What does the tiniest goldfish even eat?

It is at this point that Odysseus pointed out to me that my methods, while highly unusual, seemed designed not so much to torture as to leave me in spasms of cute overload. While this is true, I must remind you that this is beside the point. Being an Overlord is all about indulging my whims in moderation, and I think an absence of cruel with a strong reminder that I am unusual enough not to be trifled with is the most sensible way to handle the question of Evil Empire torture.

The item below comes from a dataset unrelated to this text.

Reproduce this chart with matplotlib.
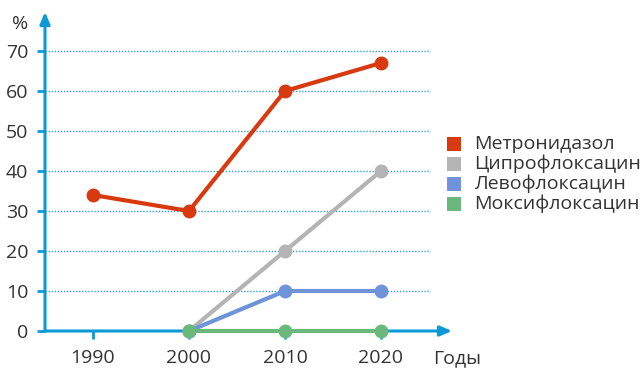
import matplotlib
matplotlib.use("Agg")
import matplotlib.pyplot as plt
from matplotlib.patches import Rectangle

plt.rcParams['font.family'] = ['Open Sans', 'DejaVu Sans']

years_metro = [1990, 2000, 2010, 2020]
metro = [34, 30, 60, 67]
years_other = [2000, 2010, 2020]
cipro = [0, 20, 40]
levo = [0, 10, 10]
moxi = [0, 0, 0]
series_names = ['Метронидазол', 'Ципрофлоксацин', 'Левофлоксацин', 'Моксифлоксацин']
colors = ['#d9390f', '#b4b4b4', '#6f93d8', '#6bb87c']
x_ticks = [1990, 2000, 2010, 2020]
y_ticks = [0, 10, 20, 30, 40, 50, 60, 70]

W, H = 644, 368
fig = plt.figure(figsize=(W / 100, H / 100), dpi=100)
x0, x1, y0, y1 = 45, 452, 331, 12
ax = fig.add_axes([x0 / W, (H - y0) / H, (x1 - x0) / W, (y0 - y1) / H])
ax.set_xlim(1985, 2027.4)
ax.set_ylim(0, 79.75)
axis_col = '#0b9ad8'
grid_col = '#2aa3e0'
text_col = '#333333'
fs = 14

for s in ax.spines.values():
    s.set_visible(False)

# grid lines
for v in y_ticks[1:]:
    ax.plot([1985, 2025.1], [v, v], color=grid_col, lw=1.0, ls=(0, (1.0, 1.2)),
            zorder=1, dash_capstyle='butt')

# axes with arrows
ax.annotate('', xy=(1, 0), xytext=(0, 0), xycoords='axes fraction',
            arrowprops=dict(arrowstyle='-|>,head_length=0.7,head_width=0.3', color=axis_col, lw=2.2,
                            shrinkA=0, shrinkB=0), zorder=2)
ax.annotate('', xy=(0, 1), xytext=(0, 0), xycoords='axes fraction',
            arrowprops=dict(arrowstyle='-|>,head_length=0.7,head_width=0.3', color=axis_col, lw=2.2,
                            shrinkA=0, shrinkB=0), zorder=2)

ax.set_xticks(x_ticks)
ax.set_yticks(y_ticks)
ax.tick_params(axis='y', length=6, width=2, color=axis_col, pad=6, labelsize=fs, labelcolor=text_col)
ax.tick_params(axis='x', length=5.5, width=2, color=axis_col, pad=7.5, labelsize=fs, labelcolor=text_col)

lw, ms = 3, 9
ax.plot(years_metro, metro, color=colors[0], lw=lw, marker='o', ms=ms, zorder=5, clip_on=False)
ax.plot(years_other, cipro, color=colors[1], lw=lw, marker='o', ms=ms, zorder=5, clip_on=False)
ax.plot(years_other, levo, color=colors[2], lw=lw, marker='o', ms=ms, zorder=5, clip_on=False)
ax.plot(years_other, moxi, color=colors[3], lw=lw, marker='o', ms=ms, zorder=6, clip_on=False)

fig.text(20 / W, 1 - 24 / H, '%', fontsize=fs, color=text_col, ha='center', va='center')
fig.text(433 / W, 1 - 358 / H, 'Годы', fontsize=fs, color=text_col, ha='left', va='center')

# legend
for i, (name, c) in enumerate(zip(series_names, colors)):
    cy = 144 + i * 20
    fig.patches.append(Rectangle((447 / W, 1 - (cy + 7) / H), 14 / W, 14 / H,
                                 transform=fig.transFigure, facecolor=c, edgecolor='none'))
    fig.text(474 / W, 1 - cy / H, name, fontsize=fs, color=text_col, ha='left', va='center')

fig.savefig('out.png', dpi=100)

( the   tiniest   goldfish!  )















*Actually, several of the Minions know most of these plans. But they heard them from me, so I stand by what I said.

Monday, October 4, 2010

Phase One, Day 36: Oh Dear

The week seems to have slipped past me again. I had some posts planned, but ended up fussing over a poster dedicated to Clarendon typeface and bouncing up and down anytime I remembered that Mark Doty -- Mark Frickin' Doty! -- is coming to UB tonight.

When I rule the world, I think one of the first things that is going to have to change is how time works. I understand the Time Monks* need to spool and unravel things faster or slower sometimes, but I think they have lost touch with the best ways to judge which time needs to pass quickly or slowly. Too much yak butter in their tea, I suppose.

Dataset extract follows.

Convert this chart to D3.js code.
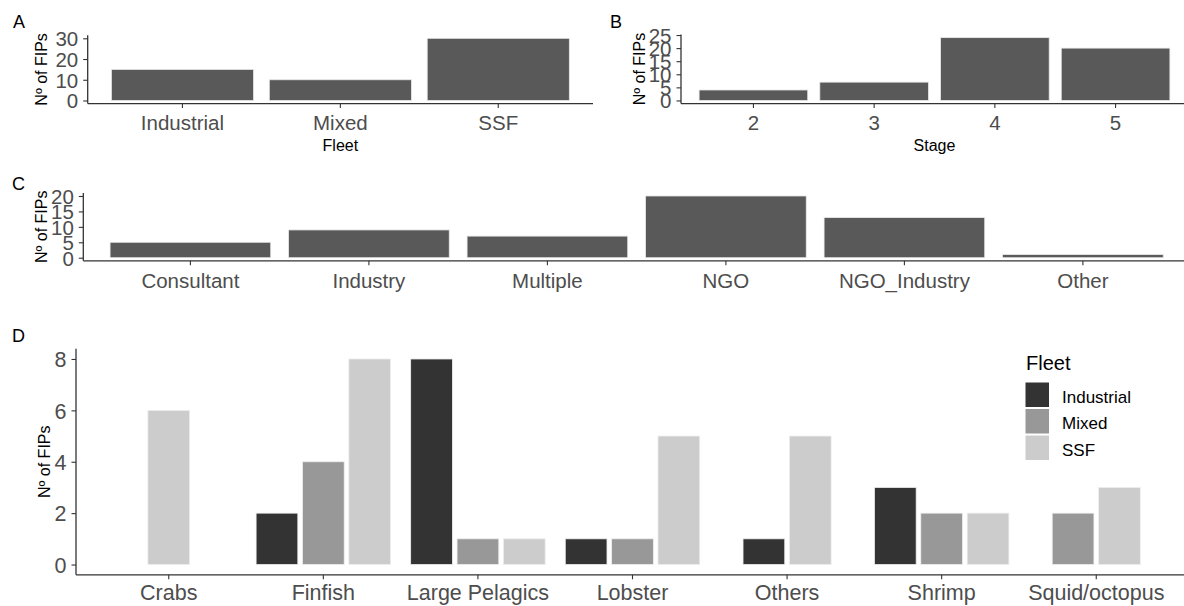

When I rule the world, we need to start having more long weekends. We need to restrict Indian Summer to the first two weeks of September, and not drag it out all month, because otherwise we need to waste precious October days doing the kind of autumn prepwork that belonged to the previous month. October should be made of cloudless, sweet blue skies and fire trees, evenings that smell like rotting leaves and smoke, with those weird, burgundy-purple leaves on the trees waving back and forth. I need my wine air, and it hasn't happened yet.

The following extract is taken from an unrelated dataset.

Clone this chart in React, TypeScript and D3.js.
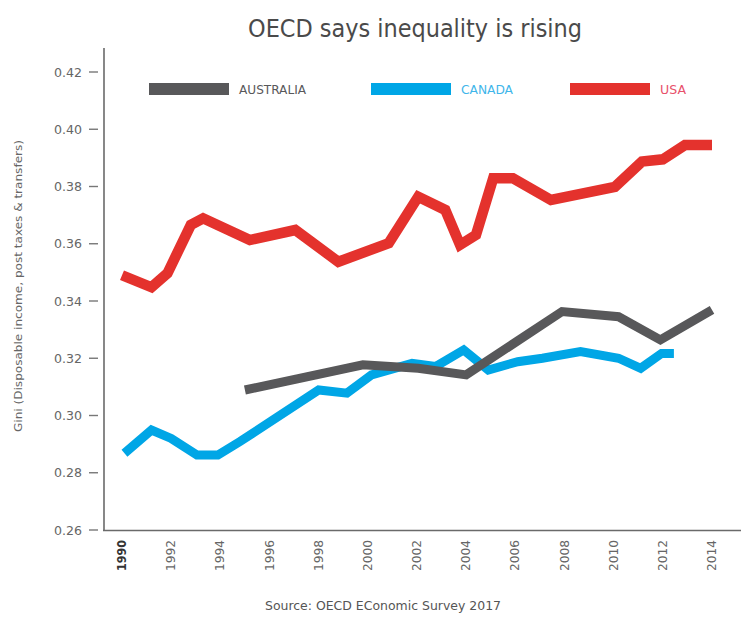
import * as d3 from "d3";

// Gini coefficient series (years are read off the chart, not all annual)
const usaYears = [1990, 1991.2, 1991.85, 1992.8, 1993.3, 1995.2, 1997.05, 1998.8, 2000.85, 2002.05, 2003.15, 2003.75, 2004.4, 2005.1, 2005.9, 2007.45, 2010.05, 2011.15, 2012.0, 2012.9, 2014.0];
const usaGini = [0.349, 0.3448, 0.3497, 0.3666, 0.3689, 0.3613, 0.3648, 0.3537, 0.3602, 0.3764, 0.3718, 0.3596, 0.3631, 0.3829, 0.3829, 0.3753, 0.3799, 0.3887, 0.3895, 0.3945, 0.3945];

const canadaYears = [1990.1, 1991.2, 1992.0, 1993.05, 1993.9, 1994.8, 1998.0, 1999.15, 2000.15, 2001.8, 2002.75, 2003.9, 2004.9, 2006.1, 2007.1, 2008.65, 2010.2, 2011.1, 2011.95, 2012.45];
const canadaGini = [0.2868, 0.2949, 0.292, 0.2862, 0.2862, 0.2909, 0.3089, 0.3078, 0.3142, 0.3182, 0.3171, 0.3229, 0.3159, 0.3188, 0.32, 0.3223, 0.32, 0.3165, 0.3217, 0.3217];

const australiaYears = [1995.0, 1999.8, 2002.05, 2004.0, 2007.9, 2010.2, 2011.9, 2014.0];
const australiaGini = [0.3089, 0.3177, 0.3165, 0.3142, 0.3363, 0.3345, 0.3264, 0.3369];

const yTicks = [0.26, 0.28, 0.3, 0.32, 0.34, 0.36, 0.38, 0.4, 0.42];
const xTicks = [1990, 1992, 1994, 1996, 1998, 2000, 2002, 2004, 2006, 2008, 2010, 2012, 2014];

const seriesNames = ["AUSTRALIA", "CANADA", "USA"];
const seriesColors = ["#58585a", "#00a6e6", "#e4322d"];
const legendTextColors = ["#58585a", "#3fb6ea", "#e8506a"];

const FONT = "'Liberation Sans Narrow', 'DejaVu Sans Condensed', Roboto, sans-serif";

export default function App() {
    const width = 741;
    const height = 621;

    const x = d3.scaleLinear().domain([1990, 2014]).range([122, 712]);
    const y = d3.scaleLinear().domain([0.26, 0.42]).range([530, 72]);

    const line = d3
        .line<[number, number]>()
        .x((d) => x(d[0]))
        .y((d) => y(d[1]));

    const zip = (a: number[], b: number[]) => a.map((v, i) => [v, b[i]] as [number, number]);

    const usaPath = line(zip(usaYears, usaGini)) || "";
    const canadaPath = line(zip(canadaYears, canadaGini)) || "";
    const australiaPath = line(zip(australiaYears, australiaGini)) || "";

    // legend positions
    const legendX = [149, 371, 570];
    const legendTextW = [67, 52, 26];

    return (
        <svg
            width={width}
            height={height}
            style={{ position: "absolute", left: 0, top: 0, background: "#fff" }}
            fontFamily={FONT}
        >
            {/* title */}
            <text
                x={415}
                y={37}
                textAnchor="middle"
                fontSize={24}
                fill="#4a4a4a"
                textLength={334}
                lengthAdjust="spacingAndGlyphs"
            >
                OECD says inequality is rising
            </text>

            {/* y axis title */}
            <text
                transform="translate(22,286) rotate(-90)"
                textAnchor="middle"
                fontSize={11}
                fill="#666"
                textLength={292}
                lengthAdjust="spacingAndGlyphs"
            >
                Gini (Disposable income, post taxes &amp; transfers)
            </text>

            {/* axes */}
            <line x1={104} x2={104} y1={48} y2={531} stroke="#6a6a6a" strokeWidth={1.6} />
            <line x1={103} x2={741} y1={530.5} y2={530.5} stroke="#6a6a6a" strokeWidth={1.6} />

            {yTicks.map((t) => (
                <g key={t}>
                    <line x1={89} x2={98} y1={y(t)} y2={y(t)} stroke="#777" strokeWidth={1.4} />
                    <text
                        x={82}
                        y={y(t) + 4.5}
                        textAnchor="end"
                        fontSize={13}
                        fill="#666"
                        textLength={28}
                        lengthAdjust="spacingAndGlyphs"
                    >
                        {d3.format(".2f")(t)}
                    </text>
                </g>
            ))}

            {xTicks.map((t) => (
                <text
                    key={t}
                    transform={`translate(${x(t) + 4},540) rotate(-90)`}
                    textAnchor="end"
                    fontSize={11.5}
                    fill={t === 1990 ? "#333" : "#666"}
                    fontWeight={t === 1990 ? "bold" : "normal"}
                    textLength={31}
                    lengthAdjust="spacingAndGlyphs"
                >
                    {t}
                </text>
            ))}

            {/* legend */}
            {seriesNames.map((n, i) => (
                <g key={n}>
                    <line
                        x1={legendX[i]}
                        x2={legendX[i] + 80}
                        y1={89}
                        y2={89}
                        stroke={seriesColors[i]}
                        strokeWidth={12}
                    />
                    <text
                        x={legendX[i] + 90}
                        y={94}
                        fontSize={13}
                        fill={legendTextColors[i]}
                        textLength={legendTextW[i]}
                        lengthAdjust="spacingAndGlyphs"
                    >
                        {n}
                    </text>
                </g>
            ))}

            {/* series */}
            <path d={usaPath} fill="none" stroke={seriesColors[2]} strokeWidth={10.5} strokeLinejoin="miter" />
            <path d={canadaPath} fill="none" stroke={seriesColors[1]} strokeWidth={9} strokeLinejoin="miter" />
            <path d={australiaPath} fill="none" stroke={seriesColors[0]} strokeWidth={9} strokeLinejoin="miter" />

            {/* source */}
            <text
                x={383}
                y={610}
                textAnchor="middle"
                fontSize={11.5}
                fill="#555"
                textLength={236}
                lengthAdjust="spacingAndGlyphs"
            >
                Source: OECD EConomic Survey 2017
            </text>
        </svg>
    );
}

Probably I need to get some minions on the whole climate control thing to help make this happen. There is still one problem left to address, and that is the matter of solstices. I don't see any sort of logical reason to starting seasons based on solstices. You end up with summer ending halfway through September, which only encourages sloppy autumn shifting, and then winter doesn't get going officially until December is almost over. What kind of nonsense is that? I propose we neaten things out and organize the seasons and months the way God intended:

December 1-February 28 (or 29, as the case may be--more on that later): WINTER
March 1-May 31: SPRING
June 1-August 31: SUMMER
September 1-November 30: AUTUMN

There. Done.

Another interesting possibility, to avoid having all the "thirty days hath September" mnemonic shenanigans, is to adopt an old Aztec (maybe Mayan -- I confuse the two at times) calendar device. That is, twelve months of thirty days apiece, leaving five or six "useless days" at the end of the year. You get the solid, predictable, even-number months to plan in, and almost a week at the end of the year made of nonsense. Businesses turn a blind eye to the useless days, they won't count against vacation time. It's a chance to sleep off the last of the holiday food, throw a party and eat more holiday food if you like, pray, make predictions about the upcoming year, whatever. It's calendar-sanctioned free time. Maybe it's just because it's been raining bathtubs and midterms are stressing me out, but I could use some useless days about now.